Although it's primarily known as an Italian specialty shop, famous for its cheeses, those of us in the know hasten there for the cheap but lovingly made sandwiches, which are some of the best in town. The porchetta sandwich in particular is a masterpiece of fat and salt and shoulder meat, on a crusty roll from nearby Parisi bakery.
The flagship of the mighty Gray's Papaya chain, this store sells hot dogs and sugary fruit drinks. Did I mention hot dogs? They're cheap and snappy, and brown, and -- most importantly -- served on toasty hot buns, which makes all the difference.
When seeking pho, the rich noodle soup of Vietnam, a person in Chinatown has many choices, but mine is Bo Ky. There are so many things you can have in the soup, from fishballs to beef tendons, but the most important one is hot chile oil. Don't forget that!
Vegetarian food tends to be associated with hippies, leftists, and, of course, health cranks, but this ancient East Village diner, a relic of the days of kosher cooking, makes some of the homiest and best vegetarian food in the city. Pierogis are what people love best here, but really, the whole menu works. You could almost forget it's vegetarian!
One of the secret pleasures of living in the East Village consists of knowing that an otherwise unremarkable newsstand run by unremarkable Indian men has, hidden away behind the counter, makings of an egg cream. Back in the day, candy stores sold papers and egg creams (a classic NYC drink made of chocolate milk and seltzer) and the Gem Spa is the last survivor of this ancient race.

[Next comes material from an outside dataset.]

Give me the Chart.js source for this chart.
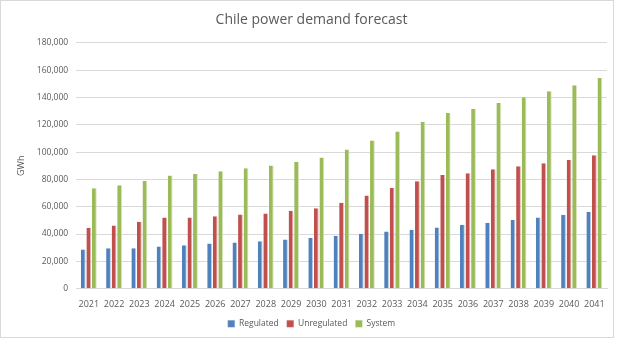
<!DOCTYPE html>
<html>
<head>
<meta charset="utf-8">
<script src="https://cdn.jsdelivr.net/npm/chart.js@4/dist/chart.umd.min.js"></script>
<style>
  html, body { margin: 0; padding: 0; background: #fff; }
  #frame { position: absolute; left: 0; top: 0; width: 612px; height: 336px; border: 1px solid #d9d9d9; background: #fff; }
  #wrap { position: absolute; left: 0; top: 0; width: 619px; height: 338px; }
</style>
</head>
<body>
<div id="frame"></div>
<div id="wrap"><canvas id="chart" width="619" height="338"></canvas></div>
<script>
// Chile power demand forecast, GWh per year
const years = ['2021','2022','2023','2024','2025','2026','2027','2028','2029','2030','2031',
               '2032','2033','2034','2035','2036','2037','2038','2039','2040','2041'];
const regulated   = [28700, 29600, 29600, 30900, 31800, 33100, 33800, 34800, 36000, 37200, 38700,
                     40200, 41900, 43100, 44800, 46800, 48300, 50200, 52200, 54100, 56300];
const unregulated = [44600, 46300, 49000, 52200, 52200, 53100, 54400, 55100, 57100, 58800, 63000,
                     68300, 73700, 78600, 83300, 84500, 87400, 89600, 91800, 94300, 97700];
const system      = [73500, 75700, 78800, 82800, 84000, 86000, 88200, 90200, 92800, 96000, 101900,
                     108500, 115100, 122000, 128600, 131500, 135900, 140100, 144500, 149000, 154300];

const FONT = 'Open Sans, Liberation Sans, sans-serif';
const grey = '#595959';

const ctx = document.getElementById('chart').getContext('2d');
new Chart(ctx, {
    type: 'bar',
    data: {
        labels: years,
        datasets: [
            { label: 'Regulated', data: regulated, backgroundColor: '#4f81bd', borderColor: '#b9cde5', borderWidth: { right: 1 } },
            { label: 'Unregulated', data: unregulated, backgroundColor: '#c0504d', borderColor: '#e6b9b8', borderWidth: { right: 1 } },
            { label: 'System', data: system, backgroundColor: '#9bbb59', borderColor: '#d7e4bd', borderWidth: { right: 1 } }
        ]
    },
    options: {
        responsive: false,
        animation: false,
        layout: { padding: { left: 16, right: 12, top: 8, bottom: 0 } },
        datasets: { bar: { categoryPercentage: 0.66, barPercentage: 0.86 } },
        plugins: {
            title: {
                display: true,
                text: 'Chile power demand forecast',
                color: grey,
                font: { family: FONT, size: 14, weight: 'normal' },
                padding: { top: 4, bottom: 14 }
            },
            legend: {
                position: 'bottom',
                labels: {
                    color: grey,
                    font: { family: FONT, size: 8.5 },
                    boxWidth: 7,
                    boxHeight: 7,
                    padding: 8
                }
            },
            tooltip: { enabled: false }
        },
        scales: {
            x: {
                grid: { display: false },
                border: { color: '#d9d9d9' },
                ticks: { color: grey, padding: 2, font: { family: FONT, size: 9 }, maxRotation: 0, autoSkip: false }
            },
            y: {
                min: 0,
                max: 180000,
                border: { display: false },
                grid: { color: '#d9d9d9', drawTicks: false },
                ticks: {
                    stepSize: 20000,
                    color: grey,
                    padding: 8,
                    font: { family: FONT, size: 8.5 },
                    callback: v => v.toLocaleString('en-US')
                },
                title: {
                    display: true,
                    text: 'GWh',
                    color: grey,
                    font: { family: FONT, size: 9 },
                    padding: { top: 0, bottom: 2 }
                }
            }
        }
    }
});
</script>
</body>
</html>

You come here to get -- no surprise -- meat pies, the square orange ones that are more commonly seen in pizza joints or at Golden Krust. These are so, so much better though: spicy and unctuous and warm and with a flaky crust so rich that it's almost another kind of meat. Get a big piece of coco bread to fold it in if you want -- but it's not necessary.
Empanada Mama makes many different varieties of above-average empanadas, both fried and baked, and all of them are cheap. They're great to grab on the go, but I like to get a dozen different ones, as one might at a donut shop, and set them out at a party or for the game. My own favorite is the fried beef empanada, which is enjoyably greasy and piquant.
A slider, it should be noted, is different from a hamburger not only in size but in approach. They're smaller, softer, more delicate in every way. Mark, on St. Mark's Place, specializes in them and they're fresh and hot and very good. Get two.
If you've ever eaten baklava in a typical Greek diner, you've never eaten baklava. This Turkish mini-chain imports their pastries, all different varieties of baklava and bureks, half baked from Turkey and finishes them here. They're made of the highest quality dough, butter, pistachios, walnuts and more, and you can mix and match them as you like.
If you have ever eaten shwarma at one of those innumerable falafel spots in which the "meat" consists of a pre-formed gray wad, you haven't eaten shwarma. The real consists of lamb or pork, sliced and seasoned and piled high on a stake, bathing in its own juices as it turns slowly, alluringly, next to a fire. Kuti's does lamb and it is worth travelling from the Battery to Harlem for.
What would you say if I told you that there was a place where, for less than $5, you could get an unutterably rich, juicy, crusty pork chop dressed with coarse ground pork and sauce and pickled vegetables, all over warm, moist rice? Would you say I was crazy? Maybe I am. But it exists. It really does.